▶ _Available data_:
┌──
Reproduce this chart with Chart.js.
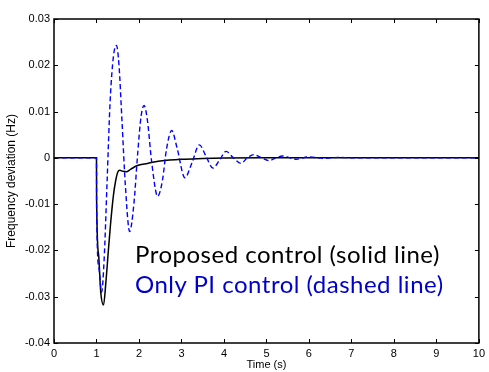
<!DOCTYPE html>
<html><head><meta charset="utf-8">
<script src="https://cdn.jsdelivr.net/npm/chart.js@4"></script>
<style>
html,body{margin:0;padding:0;background:#fff;}
#wrap{position:relative;width:489px;height:372px;}
.note{position:absolute;font-family:Lato,"Open Sans",sans-serif;font-size:24px;letter-spacing:0.5px;white-space:nowrap;line-height:1;}
</style></head>
<body>
<div id="wrap">
<canvas id="c" width="489" height="372"></canvas>
<div class="note" id="n1" style="left:135px;top:242px;color:#000;">Proposed control (solid line)</div>
<div class="note" id="n2" style="left:135px;top:272px;color:#0000CC;">Only PI control (dashed line)</div>
</div>
<script>
const xTicks = [0,1,2,3,4,5,6,7,8,9,10];
const yTicks = [-0.04,-0.03,-0.02,-0.01,0,0.01,0.02,0.03];
const yTickLabels = ["-0.04","-0.03","-0.02","-0.01","0","0.01","0.02","0.03"];

const timeProposed = [0,1.0,1.003,1.05,1.1,1.165,1.22,1.28,1.33,1.4,1.45,1.5,1.55,1.62,1.7,1.8,1.95,2.2,2.5,3.0,3.5,4.0,5.0,10];
const freqProposed = [0,0,-0.009,-0.021,-0.029,-0.0318,-0.027,-0.02,-0.0144,-0.008,-0.005,-0.0031,-0.0027,-0.0029,-0.003,-0.0025,-0.0017,-0.0012,-0.0007,-0.0003,-0.00015,-0.00005,0,0];

const timePI = [0,1.0,1.003,1.06,1.12,1.18,1.25,1.32,1.4,1.47,1.53,1.6,1.68,1.78,1.88,1.97,2.05,2.12,2.2,2.3,2.44,2.55,2.65,2.77,2.9,3.08,3.25,3.42,3.58,3.74,3.9,4.05,4.22,4.4,4.55,4.71,4.88,5.06,5.22,5.38,5.7,6.0,6.35,6.7,7.0,10];
const freqPI = [0,0,-0.011,-0.024,-0.029,-0.022,-0.005,0.012,0.022,0.0243,0.02,0.008,-0.006,-0.0159,-0.01,0.001,0.009,0.0113,0.008,-0.001,-0.0083,-0.005,0.002,0.0059,0.002,-0.0043,-0.001,0.0028,0.0003,-0.0022,-0.0004,0.0014,0,-0.0012,0,0.0007,0,-0.0006,0,0.0004,-0.0003,0.0002,-0.0001,0.0001,0,0];

const ptsProposed = timeProposed.map((t,i)=>({x:t,y:freqProposed[i]}));
const ptsPI = timePI.map((t,i)=>({x:t,y:freqPI[i]}));

const frame = {
  id:'frame',
  afterDraw(chart){
    const {ctx, chartArea:a, scales:{x,y}} = chart;
    ctx.save();
    ctx.strokeStyle='#000';
    ctx.lineWidth=1;
    xTicks.forEach(v=>{
      const px=Math.round(x.getPixelForValue(v))+0.5;
      ctx.beginPath();
      ctx.moveTo(px,a.bottom);ctx.lineTo(px,a.bottom-4);
      ctx.moveTo(px,a.top);ctx.lineTo(px,a.top+4);
      ctx.stroke();
    });
    yTicks.forEach(v=>{
      const py=Math.round(y.getPixelForValue(v))+0.5;
      ctx.beginPath();
      ctx.moveTo(a.left,py);ctx.lineTo(a.left+4,py);
      ctx.moveTo(a.right,py);ctx.lineTo(a.right-4,py);
      ctx.stroke();
    });
    ctx.lineWidth=1.5;
    ctx.strokeRect(a.left,a.top,a.right-a.left,a.bottom-a.top);
    ctx.restore();
  }
};

new Chart(document.getElementById('c'),{
  type:'line',
  data:{datasets:[
    {label:'Only PI control',data:ptsPI,borderColor:'#0000FF',borderWidth:1.4,borderDash:[5,3],pointRadius:0,cubicInterpolationMode:'monotone',fill:false},
    {label:'Proposed control',data:ptsProposed,borderColor:'#000000',borderWidth:1.5,pointRadius:0,cubicInterpolationMode:'monotone',fill:false}
  ]},
  options:{
    responsive:false,animation:false,
    layout:{padding:{top:19,right:6,left:0,bottom:0}},
    plugins:{legend:{display:false},tooltip:{enabled:false}},
    scales:{
      x:{type:'linear',min:0,max:10,
        afterBuildTicks(s){s.ticks=xTicks.map(v=>({value:v}));},
        afterFit(s){s.height=29;},
        grid:{display:false,drawTicks:false},border:{display:false},
        ticks:{color:'#000',padding:4,font:{family:'"Liberation Sans",Arial,sans-serif',size:11},maxRotation:0,autoSkip:false},
        title:{display:true,text:'Time (s)',color:'#000',font:{family:'"Liberation Sans",Arial,sans-serif',size:11},padding:{top:0,bottom:0}}
      },
      y:{type:'linear',min:-0.04,max:0.03,
        afterBuildTicks(s){s.ticks=yTicks.map(v=>({value:v}));},
        afterFit(s){s.width=54;},
        grid:{display:false,drawTicks:false},border:{display:false},
        ticks:{color:'#000',padding:4,font:{family:'"Liberation Sans",Arial,sans-serif',size:11},autoSkip:false,
          callback:(v)=>{const i=yTicks.findIndex(t=>Math.abs(t-v)<1e-9);return i>=0?yTickLabels[i]:'';}},
        title:{display:true,text:'Frequency deviation (Hz)',color:'#000',font:{family:'"Liberation Sans",Arial,sans-serif',size:12},padding:{top:4,bottom:0}}
      }
    }
  },
  plugins:[frame]
});
</script>
</body></html>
└──
▶ _Exercise_:
Copy the data exactly. Any picture it contains is to be omitted.

▶ _Full solution_:
Reproduce this chart with Chart.js.
<!DOCTYPE html>
<html><head><meta charset="utf-8">
<script src="https://cdn.jsdelivr.net/npm/chart.js@4"></script>
<style>
html,body{margin:0;padding:0;background:#fff;}
#wrap{position:relative;width:489px;height:372px;}
.note{position:absolute;font-family:Lato,"Open Sans",sans-serif;font-size:24px;letter-spacing:0.5px;white-space:nowrap;line-height:1;}
</style></head>
<body>
<div id="wrap">
<canvas id="c" width="489" height="372"></canvas>
<div class="note" id="n1" style="left:135px;top:242px;color:#000;">Proposed control (solid line)</div>
<div class="note" id="n2" style="left:135px;top:272px;color:#0000CC;">Only PI control (dashed line)</div>
</div>
<script>
const xTicks = [0,1,2,3,4,5,6,7,8,9,10];
const yTicks = [-0.04,-0.03,-0.02,-0.01,0,0.01,0.02,0.03];
const yTickLabels = ["-0.04","-0.03","-0.02","-0.01","0","0.01","0.02","0.03"];

const timeProposed = [0,1.0,1.003,1.05,1.1,1.165,1.22,1.28,1.33,1.4,1.45,1.5,1.55,1.62,1.7,1.8,1.95,2.2,2.5,3.0,3.5,4.0,5.0,10];
const freqProposed = [0,0,-0.009,-0.021,-0.029,-0.0318,-0.027,-0.02,-0.0144,-0.008,-0.005,-0.0031,-0.0027,-0.0029,-0.003,-0.0025,-0.0017,-0.0012,-0.0007,-0.0003,-0.00015,-0.00005,0,0];

const timePI = [0,1.0,1.003,1.06,1.12,1.18,1.25,1.32,1.4,1.47,1.53,1.6,1.68,1.78,1.88,1.97,2.05,2.12,2.2,2.3,2.44,2.55,2.65,2.77,2.9,3.08,3.25,3.42,3.58,3.74,3.9,4.05,4.22,4.4,4.55,4.71,4.88,5.06,5.22,5.38,5.7,6.0,6.35,6.7,7.0,10];
const freqPI = [0,0,-0.011,-0.024,-0.029,-0.022,-0.005,0.012,0.022,0.0243,0.02,0.008,-0.006,-0.0159,-0.01,0.001,0.009,0.0113,0.008,-0.001,-0.0083,-0.005,0.002,0.0059,0.002,-0.0043,-0.001,0.0028,0.0003,-0.0022,-0.0004,0.0014,0,-0.0012,0,0.0007,0,-0.0006,0,0.0004,-0.0003,0.0002,-0.0001,0.0001,0,0];

const ptsProposed = timeProposed.map((t,i)=>({x:t,y:freqProposed[i]}));
const ptsPI = timePI.map((t,i)=>({x:t,y:freqPI[i]}));

const frame = {
  id:'frame',
  afterDraw(chart){
    const {ctx, chartArea:a, scales:{x,y}} = chart;
    ctx.save();
    ctx.strokeStyle='#000';
    ctx.lineWidth=1;
    xTicks.forEach(v=>{
      const px=Math.round(x.getPixelForValue(v))+0.5;
      ctx.beginPath();
      ctx.moveTo(px,a.bottom);ctx.lineTo(px,a.bottom-4);
      ctx.moveTo(px,a.top);ctx.lineTo(px,a.top+4);
      ctx.stroke();
    });
    yTicks.forEach(v=>{
      const py=Math.round(y.getPixelForValue(v))+0.5;
      ctx.beginPath();
      ctx.moveTo(a.left,py);ctx.lineTo(a.left+4,py);
      ctx.moveTo(a.right,py);ctx.lineTo(a.right-4,py);
      ctx.stroke();
    });
    ctx.lineWidth=1.5;
    ctx.strokeRect(a.left,a.top,a.right-a.left,a.bottom-a.top);
    ctx.restore();
  }
};

new Chart(document.getElementById('c'),{
  type:'line',
  data:{datasets:[
    {label:'Only PI control',data:ptsPI,borderColor:'#0000FF',borderWidth:1.4,borderDash:[5,3],pointRadius:0,cubicInterpolationMode:'monotone',fill:false},
    {label:'Proposed control',data:ptsProposed,borderColor:'#000000',borderWidth:1.5,pointRadius:0,cubicInterpolationMode:'monotone',fill:false}
  ]},
  options:{
    responsive:false,animation:false,
    layout:{padding:{top:19,right:6,left:0,bottom:0}},
    plugins:{legend:{display:false},tooltip:{enabled:false}},
    scales:{
      x:{type:'linear',min:0,max:10,
        afterBuildTicks(s){s.ticks=xTicks.map(v=>({value:v}));},
        afterFit(s){s.height=29;},
        grid:{display:false,drawTicks:false},border:{display:false},
        ticks:{color:'#000',padding:4,font:{family:'"Liberation Sans",Arial,sans-serif',size:11},maxRotation:0,autoSkip:false},
        title:{display:true,text:'Time (s)',color:'#000',font:{family:'"Liberation Sans",Arial,sans-serif',size:11},padding:{top:0,bottom:0}}
      },
      y:{type:'linear',min:-0.04,max:0.03,
        afterBuildTicks(s){s.ticks=yTicks.map(v=>({value:v}));},
        afterFit(s){s.width=54;},
        grid:{display:false,drawTicks:false},border:{display:false},
        ticks:{color:'#000',padding:4,font:{family:'"Liberation Sans",Arial,sans-serif',size:11},autoSkip:false,
          callback:(v)=>{const i=yTicks.findIndex(t=>Math.abs(t-v)<1e-9);return i>=0?yTickLabels[i]:'';}},
        title:{display:true,text:'Frequency deviation (Hz)',color:'#000',font:{family:'"Liberation Sans",Arial,sans-serif',size:12},padding:{top:4,bottom:0}}
      }
    }
  },
  plugins:[frame]
});
</script>
</body></html>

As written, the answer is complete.